** begin Entries supplied **
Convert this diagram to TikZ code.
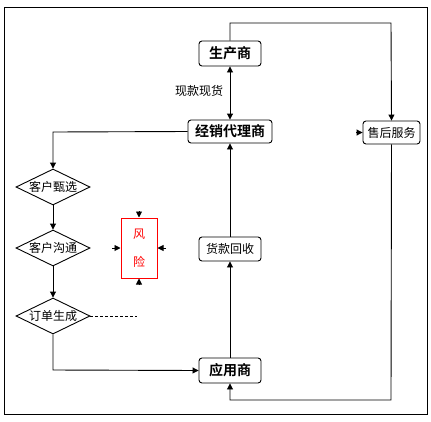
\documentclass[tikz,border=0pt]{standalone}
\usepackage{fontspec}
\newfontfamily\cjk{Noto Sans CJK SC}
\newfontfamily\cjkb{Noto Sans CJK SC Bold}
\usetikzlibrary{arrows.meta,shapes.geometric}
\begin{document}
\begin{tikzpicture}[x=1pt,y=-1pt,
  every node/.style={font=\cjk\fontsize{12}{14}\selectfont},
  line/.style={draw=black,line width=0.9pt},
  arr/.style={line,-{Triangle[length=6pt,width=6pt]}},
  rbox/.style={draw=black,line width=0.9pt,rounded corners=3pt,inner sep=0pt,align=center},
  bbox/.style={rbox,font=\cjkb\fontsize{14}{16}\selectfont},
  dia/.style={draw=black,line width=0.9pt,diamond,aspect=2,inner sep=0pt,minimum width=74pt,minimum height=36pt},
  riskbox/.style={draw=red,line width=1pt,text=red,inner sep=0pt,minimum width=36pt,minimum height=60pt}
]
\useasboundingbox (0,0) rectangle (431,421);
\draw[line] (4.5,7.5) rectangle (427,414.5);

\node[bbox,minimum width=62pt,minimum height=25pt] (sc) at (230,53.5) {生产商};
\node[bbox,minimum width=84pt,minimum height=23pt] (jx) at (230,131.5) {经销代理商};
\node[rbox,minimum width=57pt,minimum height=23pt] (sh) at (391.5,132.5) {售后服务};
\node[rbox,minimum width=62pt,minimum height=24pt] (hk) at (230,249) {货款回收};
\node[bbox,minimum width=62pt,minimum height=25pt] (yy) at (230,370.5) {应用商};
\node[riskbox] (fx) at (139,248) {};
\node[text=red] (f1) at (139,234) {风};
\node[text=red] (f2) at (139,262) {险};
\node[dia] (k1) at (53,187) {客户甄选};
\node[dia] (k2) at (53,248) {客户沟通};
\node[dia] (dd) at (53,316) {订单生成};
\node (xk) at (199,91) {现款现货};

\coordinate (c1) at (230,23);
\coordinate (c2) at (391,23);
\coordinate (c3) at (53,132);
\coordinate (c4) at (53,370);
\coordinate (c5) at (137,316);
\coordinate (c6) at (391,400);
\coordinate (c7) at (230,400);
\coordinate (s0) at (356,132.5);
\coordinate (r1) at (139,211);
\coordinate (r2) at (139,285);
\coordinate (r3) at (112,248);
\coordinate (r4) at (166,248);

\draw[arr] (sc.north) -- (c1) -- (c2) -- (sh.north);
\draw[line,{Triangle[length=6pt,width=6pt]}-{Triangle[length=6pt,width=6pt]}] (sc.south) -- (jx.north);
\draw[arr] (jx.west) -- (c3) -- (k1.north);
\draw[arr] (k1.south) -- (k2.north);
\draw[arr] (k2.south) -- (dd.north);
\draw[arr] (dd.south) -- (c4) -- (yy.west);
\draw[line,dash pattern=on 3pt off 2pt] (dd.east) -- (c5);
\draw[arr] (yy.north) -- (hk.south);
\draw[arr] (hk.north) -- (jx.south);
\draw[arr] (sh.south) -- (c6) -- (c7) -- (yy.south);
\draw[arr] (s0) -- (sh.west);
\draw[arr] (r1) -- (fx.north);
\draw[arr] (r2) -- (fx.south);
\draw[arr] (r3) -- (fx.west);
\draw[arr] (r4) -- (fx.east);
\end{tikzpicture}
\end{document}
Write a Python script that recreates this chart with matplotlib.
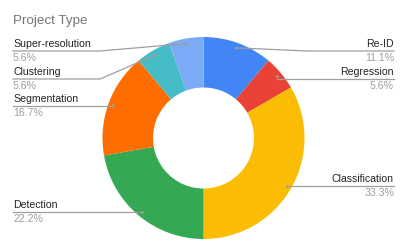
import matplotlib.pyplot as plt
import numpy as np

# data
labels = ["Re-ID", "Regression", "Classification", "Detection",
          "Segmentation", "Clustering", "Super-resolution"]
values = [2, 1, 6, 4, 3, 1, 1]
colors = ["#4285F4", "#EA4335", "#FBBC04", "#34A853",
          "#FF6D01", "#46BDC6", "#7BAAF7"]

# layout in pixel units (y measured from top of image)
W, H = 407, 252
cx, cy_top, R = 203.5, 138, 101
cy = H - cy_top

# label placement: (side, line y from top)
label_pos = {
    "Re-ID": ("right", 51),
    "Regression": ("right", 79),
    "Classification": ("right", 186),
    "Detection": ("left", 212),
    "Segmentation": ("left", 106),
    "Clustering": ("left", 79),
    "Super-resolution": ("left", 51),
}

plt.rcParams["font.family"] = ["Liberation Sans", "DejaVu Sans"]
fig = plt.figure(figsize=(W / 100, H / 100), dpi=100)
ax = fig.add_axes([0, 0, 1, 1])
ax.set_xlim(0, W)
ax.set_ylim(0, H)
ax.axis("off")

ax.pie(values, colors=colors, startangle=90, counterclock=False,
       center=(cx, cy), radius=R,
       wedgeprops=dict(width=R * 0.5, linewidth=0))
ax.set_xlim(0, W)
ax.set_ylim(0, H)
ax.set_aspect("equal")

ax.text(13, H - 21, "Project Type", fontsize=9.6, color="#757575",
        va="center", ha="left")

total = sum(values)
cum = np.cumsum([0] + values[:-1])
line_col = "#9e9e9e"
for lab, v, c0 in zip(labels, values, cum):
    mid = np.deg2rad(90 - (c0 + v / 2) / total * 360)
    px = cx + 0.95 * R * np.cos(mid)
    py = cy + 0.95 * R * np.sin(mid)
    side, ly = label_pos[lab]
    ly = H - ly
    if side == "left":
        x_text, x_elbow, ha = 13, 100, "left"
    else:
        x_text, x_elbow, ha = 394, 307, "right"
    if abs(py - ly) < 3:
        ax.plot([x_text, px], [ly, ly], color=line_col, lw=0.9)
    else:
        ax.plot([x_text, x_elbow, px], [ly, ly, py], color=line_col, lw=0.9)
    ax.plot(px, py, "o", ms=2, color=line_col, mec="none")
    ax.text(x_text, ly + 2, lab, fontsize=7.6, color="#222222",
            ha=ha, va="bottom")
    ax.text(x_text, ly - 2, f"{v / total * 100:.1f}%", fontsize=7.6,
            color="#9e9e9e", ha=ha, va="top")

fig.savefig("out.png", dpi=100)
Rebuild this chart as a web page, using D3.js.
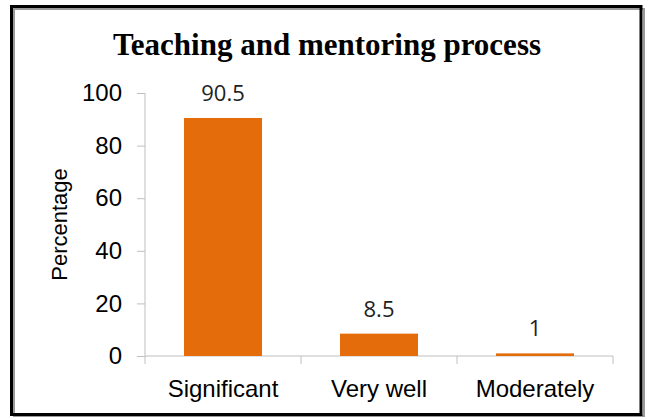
** end Entries supplied **
Set the listing down in full and exactly. Pictures within it should not appear in the copy.

• [Output for this task]
Convert this diagram to TikZ code.
\documentclass[tikz,border=0pt]{standalone}
\usepackage{fontspec}
\newfontfamily\cjk{Noto Sans CJK SC}
\newfontfamily\cjkb{Noto Sans CJK SC Bold}
\usetikzlibrary{arrows.meta,shapes.geometric}
\begin{document}
\begin{tikzpicture}[x=1pt,y=-1pt,
  every node/.style={font=\cjk\fontsize{12}{14}\selectfont},
  line/.style={draw=black,line width=0.9pt},
  arr/.style={line,-{Triangle[length=6pt,width=6pt]}},
  rbox/.style={draw=black,line width=0.9pt,rounded corners=3pt,inner sep=0pt,align=center},
  bbox/.style={rbox,font=\cjkb\fontsize{14}{16}\selectfont},
  dia/.style={draw=black,line width=0.9pt,diamond,aspect=2,inner sep=0pt,minimum width=74pt,minimum height=36pt},
  riskbox/.style={draw=red,line width=1pt,text=red,inner sep=0pt,minimum width=36pt,minimum height=60pt}
]
\useasboundingbox (0,0) rectangle (431,421);
\draw[line] (4.5,7.5) rectangle (427,414.5);

\node[bbox,minimum width=62pt,minimum height=25pt] (sc) at (230,53.5) {生产商};
\node[bbox,minimum width=84pt,minimum height=23pt] (jx) at (230,131.5) {经销代理商};
\node[rbox,minimum width=57pt,minimum height=23pt] (sh) at (391.5,132.5) {售后服务};
\node[rbox,minimum width=62pt,minimum height=24pt] (hk) at (230,249) {货款回收};
\node[bbox,minimum width=62pt,minimum height=25pt] (yy) at (230,370.5) {应用商};
\node[riskbox] (fx) at (139,248) {};
\node[text=red] (f1) at (139,234) {风};
\node[text=red] (f2) at (139,262) {险};
\node[dia] (k1) at (53,187) {客户甄选};
\node[dia] (k2) at (53,248) {客户沟通};
\node[dia] (dd) at (53,316) {订单生成};
\node (xk) at (199,91) {现款现货};

\coordinate (c1) at (230,23);
\coordinate (c2) at (391,23);
\coordinate (c3) at (53,132);
\coordinate (c4) at (53,370);
\coordinate (c5) at (137,316);
\coordinate (c6) at (391,400);
\coordinate (c7) at (230,400);
\coordinate (s0) at (356,132.5);
\coordinate (r1) at (139,211);
\coordinate (r2) at (139,285);
\coordinate (r3) at (112,248);
\coordinate (r4) at (166,248);

\draw[arr] (sc.north) -- (c1) -- (c2) -- (sh.north);
\draw[line,{Triangle[length=6pt,width=6pt]}-{Triangle[length=6pt,width=6pt]}] (sc.south) -- (jx.north);
\draw[arr] (jx.west) -- (c3) -- (k1.north);
\draw[arr] (k1.south) -- (k2.north);
\draw[arr] (k2.south) -- (dd.north);
\draw[arr] (dd.south) -- (c4) -- (yy.west);
\draw[line,dash pattern=on 3pt off 2pt] (dd.east) -- (c5);
\draw[arr] (yy.north) -- (hk.south);
\draw[arr] (hk.north) -- (jx.south);
\draw[arr] (sh.south) -- (c6) -- (c7) -- (yy.south);
\draw[arr] (s0) -- (sh.west);
\draw[arr] (r1) -- (fx.north);
\draw[arr] (r2) -- (fx.south);
\draw[arr] (r3) -- (fx.west);
\draw[arr] (r4) -- (fx.east);
\end{tikzpicture}
\end{document}
Write a Python script that recreates this chart with matplotlib.
import matplotlib.pyplot as plt
import numpy as np

# data
labels = ["Re-ID", "Regression", "Classification", "Detection",
          "Segmentation", "Clustering", "Super-resolution"]
values = [2, 1, 6, 4, 3, 1, 1]
colors = ["#4285F4", "#EA4335", "#FBBC04", "#34A853",
          "#FF6D01", "#46BDC6", "#7BAAF7"]

# layout in pixel units (y measured from top of image)
W, H = 407, 252
cx, cy_top, R = 203.5, 138, 101
cy = H - cy_top

# label placement: (side, line y from top)
label_pos = {
    "Re-ID": ("right", 51),
    "Regression": ("right", 79),
    "Classification": ("right", 186),
    "Detection": ("left", 212),
    "Segmentation": ("left", 106),
    "Clustering": ("left", 79),
    "Super-resolution": ("left", 51),
}

plt.rcParams["font.family"] = ["Liberation Sans", "DejaVu Sans"]
fig = plt.figure(figsize=(W / 100, H / 100), dpi=100)
ax = fig.add_axes([0, 0, 1, 1])
ax.set_xlim(0, W)
ax.set_ylim(0, H)
ax.axis("off")

ax.pie(values, colors=colors, startangle=90, counterclock=False,
       center=(cx, cy), radius=R,
       wedgeprops=dict(width=R * 0.5, linewidth=0))
ax.set_xlim(0, W)
ax.set_ylim(0, H)
ax.set_aspect("equal")

ax.text(13, H - 21, "Project Type", fontsize=9.6, color="#757575",
        va="center", ha="left")

total = sum(values)
cum = np.cumsum([0] + values[:-1])
line_col = "#9e9e9e"
for lab, v, c0 in zip(labels, values, cum):
    mid = np.deg2rad(90 - (c0 + v / 2) / total * 360)
    px = cx + 0.95 * R * np.cos(mid)
    py = cy + 0.95 * R * np.sin(mid)
    side, ly = label_pos[lab]
    ly = H - ly
    if side == "left":
        x_text, x_elbow, ha = 13, 100, "left"
    else:
        x_text, x_elbow, ha = 394, 307, "right"
    if abs(py - ly) < 3:
        ax.plot([x_text, px], [ly, ly], color=line_col, lw=0.9)
    else:
        ax.plot([x_text, x_elbow, px], [ly, ly, py], color=line_col, lw=0.9)
    ax.plot(px, py, "o", ms=2, color=line_col, mec="none")
    ax.text(x_text, ly + 2, lab, fontsize=7.6, color="#222222",
            ha=ha, va="bottom")
    ax.text(x_text, ly - 2, f"{v / total * 100:.1f}%", fontsize=7.6,
            color="#9e9e9e", ha=ha, va="top")

fig.savefig("out.png", dpi=100)
Rebuild this chart as a web page, using D3.js.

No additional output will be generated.